The mere existence of this programme is a wonder. Several years ago, I wrote about Kenneth MacMillan’s early works for my MA dissertation, arguing that Laiderette and House of Birds contained expressionist elements that began a thematic golden thread, stretching through much of his subsequent repertoire. It was an academic point since these works had not been seen for decades and were presumed “lost”.
Step forward, Viviana Durante, who spent many years at The Royal Ballet, dancing in at least a dozen MacMillan ballets, including the creation of key roles in Winter Dreams and his last work, The Judas Tree. Durante has now formed a pop-up company, here comprising leading dancers from The Royal Ballet, Ballet Black and Scottish Ballet, with her first venture being the revival of Laiderette (MacMillan’s third work), a pas de deux from Danses Concertantes (his fourth work) and an excerpt from House of Birds (number 5). So, in one evening, three of MacMillan’s first five works were once more wholly, or partially, revealed.
The ballets were performed in the reverse order of their original creation, beginning with a fifteen-minute extract from House of Birds, which premiered at Sadler’s Wells on the 26th May 1955. It was a cast-off idea – originally considered by MacMillan’s close friend, John Cranko –to make a ballet on a Brothers Grimm fairy tale (Jorinda and Joringel) about a boy and girl who fall foul of a witch with a predeliction for turning children into caged birds.
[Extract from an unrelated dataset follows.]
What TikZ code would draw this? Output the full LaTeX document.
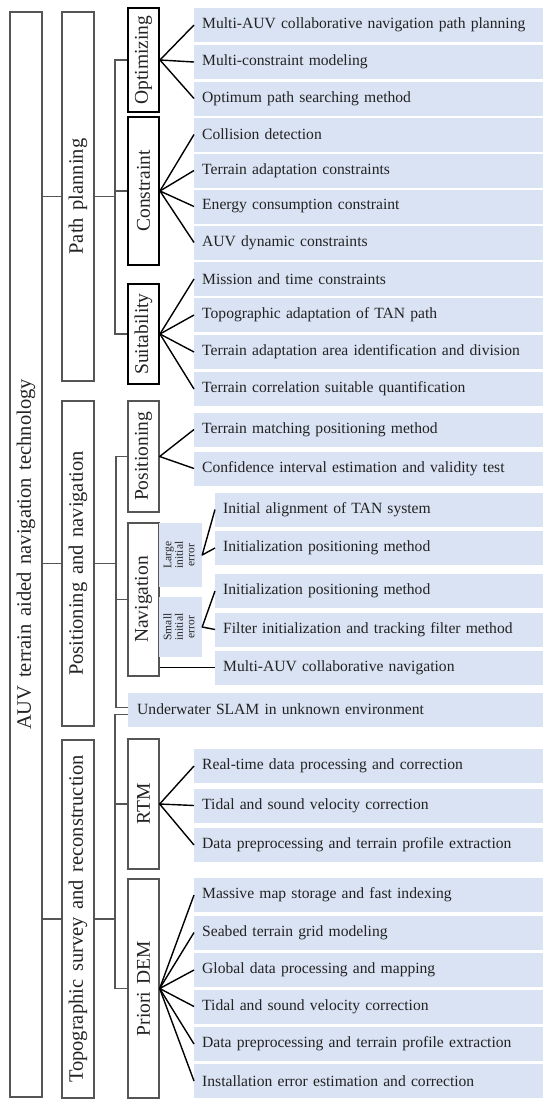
\documentclass[tikz,border=0pt]{standalone}
\usepackage{fontspec}
\setmainfont{Liberation Serif}[WordSpace=1.5]
\usetikzlibrary{calc}
\definecolor{LeafBlue}{RGB}{218,227,243}
\definecolor{LineGray}{RGB}{85,85,85}
\definecolor{TextGray}{RGB}{35,35,35}

\begin{document}
\begin{tikzpicture}[x=1pt, y=-1pt,
    root/.style={draw=LineGray, line width=1.3pt, minimum width=32pt,
                 inner sep=0pt, text=TextGray, font=\fontsize{20.5}{24}\selectfont},
    grp/.style={draw=black, line width=1.9pt, minimum width=31pt,
                inner sep=0pt, text=TextGray, font=\fontsize{19.5}{23}\selectfont},
    subgrp/.style={grp, draw=LineGray, line width=1.3pt},
    leaf/.style={fill=LeafBlue, anchor=west, minimum height=34pt, inner xsep=8pt,
                 inner ysep=0pt, text width=333pt, align=left, text=TextGray,
                 font=\fontsize{15.6}{18}\selectfont},
    err/.style={fill=LeafBlue, minimum width=43pt, inner sep=0pt, text=TextGray,
                font=\fontsize{11.5}{11.5}\selectfont},
    fan/.style={line width=1.4pt, line join=round},
    bus/.style={draw=LineGray, line width=1.2pt}
  ]
  \useasboundingbox (0,0) rectangle (550,1112);

  % Root and first level
  \node[root, minimum height=1085pt] (auv) at (26,554.5)
        {\rotatebox{90}{AUV terrain aided navigation technology}};
  \node[root, minimum height=369pt] (plan) at (78,196.5)
        {\rotatebox{90}{Path planning}};
  \node[root, minimum height=325pt] (posnav) at (78,563.5)
        {\rotatebox{90}{Positioning and navigation}};
  \node[root, minimum height=358pt] (topo) at (78,919)
        {\rotatebox{90}{Topographic survey and reconstruction}};
  \draw[bus] (auv.east |- plan.west) -- (plan.west);
  \draw[bus] (auv.east |- posnav.west) -- (posnav.west);
  \draw[bus] (auv.east |- topo.west) -- (topo.west);

  % Path planning
  \node[grp, minimum height=104pt] (optim) at (143.5,60) {\rotatebox{90}{Optimizing}};
  \node[grp, minimum height=148pt] (constr) at (143.5,191) {\rotatebox{90}{Constraint}};
  \node[grp, minimum height=100pt] (suit) at (143.5,334) {\rotatebox{90}{Suitability}};
  \coordinate (bus1) at (115,0);
  \draw[bus] (plan.east) -- (plan.east -| bus1);
  \draw[bus] (optim.west) -- (optim.west -| bus1) |- (suit.west);
  \draw[bus] (constr.west) -- (constr.west -| bus1);

  \node[leaf] (o1) at (194,25) {Multi-AUV collaborative navigation path planning};
  \node[leaf] (o2) at (194,62) {Multi-constraint modeling};
  \node[leaf] (o3) at (194,98.5) {Optimum path searching method};
  \node[leaf] (c1) at (194,134.5) {Collision detection};
  \node[leaf] (c2) at (194,170.5) {Terrain adaptation constraints};
  \node[leaf] (c3) at (194,206.5) {Energy consumption constraint};
  \node[leaf] (c4) at (194,242.5) {AUV dynamic constraints};
  \node[leaf] (s1) at (194,279) {Mission and time constraints};
  \node[leaf] (s2) at (194,315) {Topographic adaptation of TAN path};
  \node[leaf] (s3) at (194,352) {Terrain adaptation area identification and division};
  \node[leaf] (s4) at (194,389) {Terrain correlation suitable quantification};
  \draw[fan] (o1.west) -- (optim.east) -- (o3.west);
  \draw[fan] (optim.east) -- (o2.west);
  \draw[fan] (c1.west) -- (constr.east) -- (c4.west);
  \draw[fan] (c2.west) -- (constr.east) -- (c3.west);
  \draw[fan] (s1.west) -- (suit.east) -- (s4.west);
  \draw[fan] (s2.west) -- (suit.east) -- (s3.west);

  % Positioning and navigation
  \node[subgrp, minimum height=111pt] (posit) at (143.5,456.5) {\rotatebox{90}{Positioning}};
  \node[subgrp, minimum height=153pt] (navi) at (143.5,599.5) {\rotatebox{90}{Navigation}};
  \node[err, minimum height=64pt] (large) at (180.5,555)
        {\rotatebox{90}{\begin{tabular}{@{}c@{}}Large\\initial\\error\end{tabular}}};
  \node[err, minimum height=60pt] (small) at (180.5,627)
        {\rotatebox{90}{\begin{tabular}{@{}c@{}}Small\\initial\\error\end{tabular}}};

  \node[leaf] (p1) at (194,429.5) {Terrain matching positioning method};
  \node[leaf] (p2) at (194,468.5) {Confidence interval estimation and validity test};
  \node[leaf, text width=312pt] (n1) at (215,509.5) {Initial alignment of TAN system};
  \node[leaf, text width=312pt] (n2) at (215,548) {Initialization positioning method};
  \node[leaf, text width=312pt] (n3) at (215,591) {Initialization positioning method};
  \node[leaf, text width=312pt] (n4) at (215,629.5) {Filter initialization and tracking filter method};
  \node[leaf, text width=312pt] (n5) at (215,667.5) {Multi-AUV collaborative navigation};
  \node[leaf, text width=397pt, inner xsep=9pt] (slam) at (128,709.5)
        {Underwater SLAM in unknown environment};
  \draw[fan] (p1.west) -- (posit.east) -- (p2.west);
  \draw[fan] (n1.west) -- (large.east) -- (n2.west);
  \draw[fan] (n3.west) -- (small.east) -- (n4.west);
  \draw[fan] (navi.east |- n5.west) -- (n5.west);

  \coordinate (bus2) at (116,0);
  \draw[bus] (posnav.east) -- (posnav.east -| bus2);
  \draw[bus] (posit.west) -- (posit.west -| bus2) |- ([yshift=2pt]slam.west);
  \draw[bus] (navi.west) -- (navi.west -| bus2);

  % Topographic survey and reconstruction
  \node[subgrp, minimum height=130pt] (rtm) at (143.5,804) {\rotatebox{90}{RTM}};
  \node[subgrp, minimum height=219pt] (dem) at (143.5,988.5) {\rotatebox{90}{Priori DEM}};
  \coordinate (bus3) at (115,0);
  \draw[bus] (topo.east) -- (topo.east -| bus3);
  \draw[bus] ([yshift=-5pt]slam.west) -| (bus3 |- dem.west) -- (dem.west);
  \draw[bus] (rtm.west) -- (rtm.west -| bus3);

  \node[leaf] (r1) at (194,766) {Real-time data processing and correction};
  \node[leaf] (r2) at (194,805.5) {Tidal and sound velocity correction};
  \node[leaf] (r3) at (194,845) {Data preprocessing and terrain profile extraction};
  \node[leaf] (d1) at (194,895) {Massive map storage and fast indexing};
  \node[leaf] (d2) at (194,932.5) {Seabed terrain grid modeling};
  \node[leaf] (d3) at (194,970) {Global data processing and mapping};
  \node[leaf] (d4) at (194,1006.5) {Tidal and sound velocity correction};
  \node[leaf] (d5) at (194,1044) {Data preprocessing and terrain profile extraction};
  \node[leaf] (d6) at (194,1081) {Installation error estimation and correction};
  \draw[fan] (r1.west) -- (rtm.east) -- (r3.west);
  \draw[fan] (rtm.east) -- (r2.west);
  \draw[fan] (d1.west) -- (dem.east) -- (d6.west);
  \draw[fan] (d2.west) -- (dem.east) -- (d5.west);
  \draw[fan] (d3.west) -- (dem.east) -- (d4.west);
\end{tikzpicture}
\end{document}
MacMillan altered this Hansel and Gretel allusion, to a pair of young lovers, and here the roles originally danced by Maryon Lane and David Poole were revived by Lauren Cuthbertson (beguiling in a beautiful patterned white tutu, designed by Royal Ballet wardrobe assistants, Rossella D’Agostino and Tjasha Stroud) and Thiago Soares. There is just enough of their dancing to show that, even this early in his career, MacMillan was capable of creating romantic, lyrical pas de deux, with shades of movement that, a decade later, would capture the greatest love story of them all in his seminal production of Romeo and Juliet.
The predatory Bird Woman was portrayed by Sayaka Ichikawa, essaying the tremulous, threatening movements of birds stalking the ground, before the man wrecks her plans to enchant his beloved, thereby setting the scene for their poetic duet of reconciliation. House of Birds was filmed for transmission by the BBC on the 16th September 1956 and one senses that there is enough both on film and in old notations to completely restore this important ballet.
The duet from Danses Concertantes was little more than a brief filler, to refresh the palette and change the mood, between the two larger-scale pieces. It has personal relevance to Durante because it was the one work of this early MacMillan trio that she had danced, herself. First performed on the 18th January 1955, at Sadler’s Wells, MacMillan’s first commissioned work received such critical acclaim that it determined his retirement from dancing (at 26) to concentrate solely on choreography.